Matières premières critiques : pour être couronnée de succès, toute stratégie européenne devra associer des partenaires internationaux

Madonna le chantait déjà dans les années 1980 : We are living in a material world. Si nous voulons atteindre nos objectifs ambitieux sur les plans climatique et numérique, il est essentiel de garantir l'accès à ces matières en Europe, et plus particulièrement à ce que l’on appelle les « matières premières critiques » (MPC). Prenons l'exemple du cuivre, qui est utilisé dans toutes les technologies d'énergie propre et souvent aussi pour le câblage électrique. Ou encore le lithium, le nickel et le cobalt, qui sont utilisés pour produire les batteries des véhicules électriques. Par ailleurs, des « terres rares » aux consonances exotiques, telles que le néodyme, sont essentielles pour les aimants permanents que l'on trouve dans les éoliennes, les moteurs des véhicules électriques et les disques durs des ordinateurs.
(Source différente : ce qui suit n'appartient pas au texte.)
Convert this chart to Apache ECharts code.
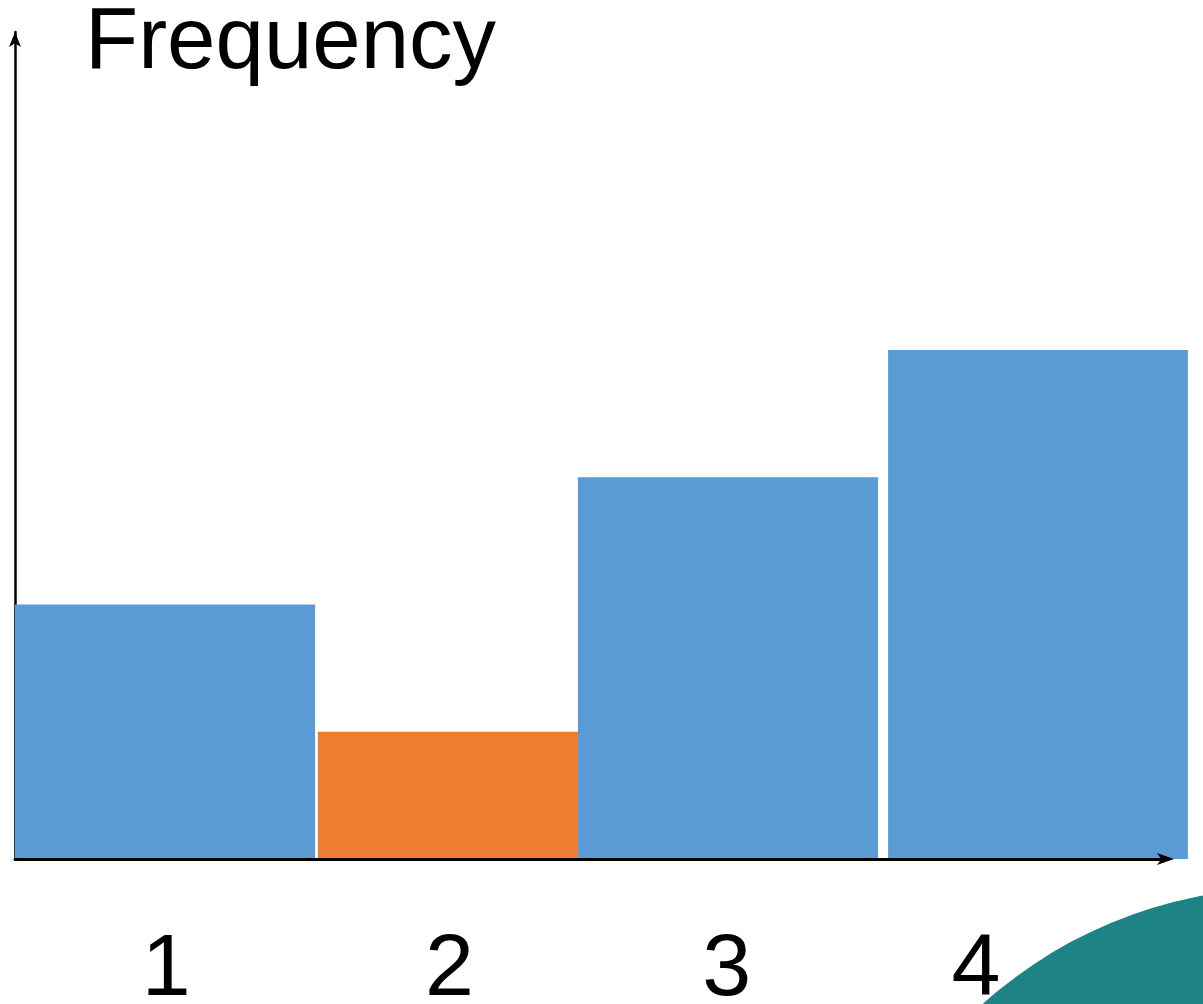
<!DOCTYPE html>
<html>
<head>
<meta charset="utf-8">
<style>
  html, body { margin: 0; padding: 0; background: #ffffff; }
  #chart { width: 1203px; height: 1004px; }
</style>
<script src="https://cdn.jsdelivr.net/npm/echarts@6/dist/echarts.min.js"></script>
</head>
<body>
<div id="chart"></div>
<script>
// Histogram data
const categories = ['1', '2', '3', '4'];
const frequencies = [2, 1, 3, 4];
const barColors = ['#5b9bd5', '#ed7d31', '#5b9bd5', '#5b9bd5'];

// Horizontal extent of each bar, as fractions of the category band width,
// measured from the band centre.
const BAR_SPANS = [
  [-0.500, 0.541],
  [-0.449, 0.453],
  [-0.547, 0.494],
  [-0.471, 0.569]
];
// Horizontal nudges for each category label (rich-text padding).
const LABEL_PAD = [
  [0, 0, 0, 14],
  [0, 0, 0, 4],
  [0, 18, 0, 0],
  [0, 96, 0, 0]
];

const FONT = '"Liberation Sans", Arial, sans-serif';

const rich = {};
LABEL_PAD.forEach((p, i) => {
  rich['l' + i] = { fontSize: 88, fontFamily: FONT, color: '#000', padding: p };
});

const chart = echarts.init(document.getElementById('chart'), null, { renderer: 'canvas' });

chart.setOption({
  animation: false,
  backgroundColor: '#ffffff',
  title: {
    text: 'Frequency',
    left: 85,
    top: 1,
    padding: 0,
    textStyle: { fontSize: 87, fontWeight: 'normal', color: '#000', fontFamily: FONT }
  },
  grid: { left: 15, right: 35, top: 32, bottom: 145, outerBoundsMode: 'none', containLabel: false },
  xAxis: {
    type: 'category',
    data: categories,
    boundaryGap: true,
    z: 5,
    axisLine: {
      show: true,
      lineStyle: { color: '#000', width: 3 },
      symbol: ['none', 'arrow'],
      symbolSize: [9, 17],
      symbolOffset: [0, 6]
    },
    axisTick: { show: false },
    splitLine: { show: false },
    axisLabel: {
      margin: 68,
      formatter: (value, idx) => '{l' + idx + '|' + value + '}',
      rich: rich
    }
  },
  yAxis: {
    type: 'value',
    min: 0,
    max: 6.5,
    z: 0,
    axisLine: {
      show: true,
      lineStyle: { color: '#000', width: 2.5 },
      symbol: ['none', 'arrow'],
      symbolSize: [9, 15]
    },
    axisTick: { show: false },
    axisLabel: { show: false },
    splitLine: { show: false }
  },
  series: [{
    type: 'custom',
    clip: false,
    z: 2,
    data: categories.map((c, i) => [i, frequencies[i]]),
    renderItem: (params, api) => {
      const i = api.value(0);
      const v = api.value(1);
      const top = api.coord([i, v]);
      const base = api.coord([i, 0]);
      const band = api.size([1, 0])[0];
      const span = BAR_SPANS[i];
      const x0 = base[0] + span[0] * band;
      const x1 = base[0] + span[1] * band;
      return {
        type: 'rect',
        shape: { x: x0, y: top[1], width: x1 - x0, height: base[1] - top[1] },
        style: { fill: barColors[i] }
      };
    }
  }],
  graphic: [{
    type: 'circle',
    z: 10,
    shape: { cx: 1285, cy: 1340, r: 452 },
    style: { fill: '#1e8385' }
  }]
});
</script>
</body>
</html>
La demande mondiale de ces produits et d'autres MPC devrait croître rapidement. Du côté de l'offre, l'extraction des MPC est souvent dominée par une poignée de pays et/ou quelques grandes sociétés minières. Le raffinage de nombreuses MPC est encore plus concentré, souvent dans un seul pays, à savoir la Chine. Cette situation présente des risques importants au niveau de la chaîne d'approvisionnement, y compris la possibilité que les MPC soient utilisées comme levier géopolitique.

En réponse, la Commission européenne a récemment proposé une loi sur les matières premières critiques. La loi fixe des valeurs de référence en termes de capacité au niveau de l'UE pour l'extraction, le traitement et le recyclage des MPC d'ici 2030 – des objectifs que l'Europe entend atteindre en sélectionnant des projets stratégiques pour lesquels les procédures de délivrance de permis sont rationalisées et le financement facilité. La faisabilité globale et l'efficacité finale des politiques ambitieuses de l'Europe en matière de MPC restent incertaines. La relocalisation de l'extraction et de la transformation des MPC vers l'Europe serait extrêmement complexe : elle prendrait beaucoup de temps et serait certainement très coûteuse. L’Europe aura beaucoup de mal à trouver la patience et les ressources nécessaires.

Pour être couronnée de succès, toute stratégie européenne en matière de MPC devra être internationale. Conformément au mantra de l'« autonomie stratégique ouverte », l'UE doit rester ouverte et coopérative sans se montrer naïve. L'UE devra assortir les accords de partenariat stratégique conclus avec des pays producteurs de MPC d’importants soutiens financiers, tout en restant sensible à leurs ambitions et préoccupations nationales. Dans la mesure du possible, des synergies devront être recherchées avec d'autres importateurs de MPC partageant la même vision, afin d'assumer ensemble la charge financière que représente l'investissement dans les chaînes d'approvisionnement mondiales de MPC et de fixer des normes communes au niveau de la transparence et sur les plans environnemental et social pour les entreprises liées aux MPC.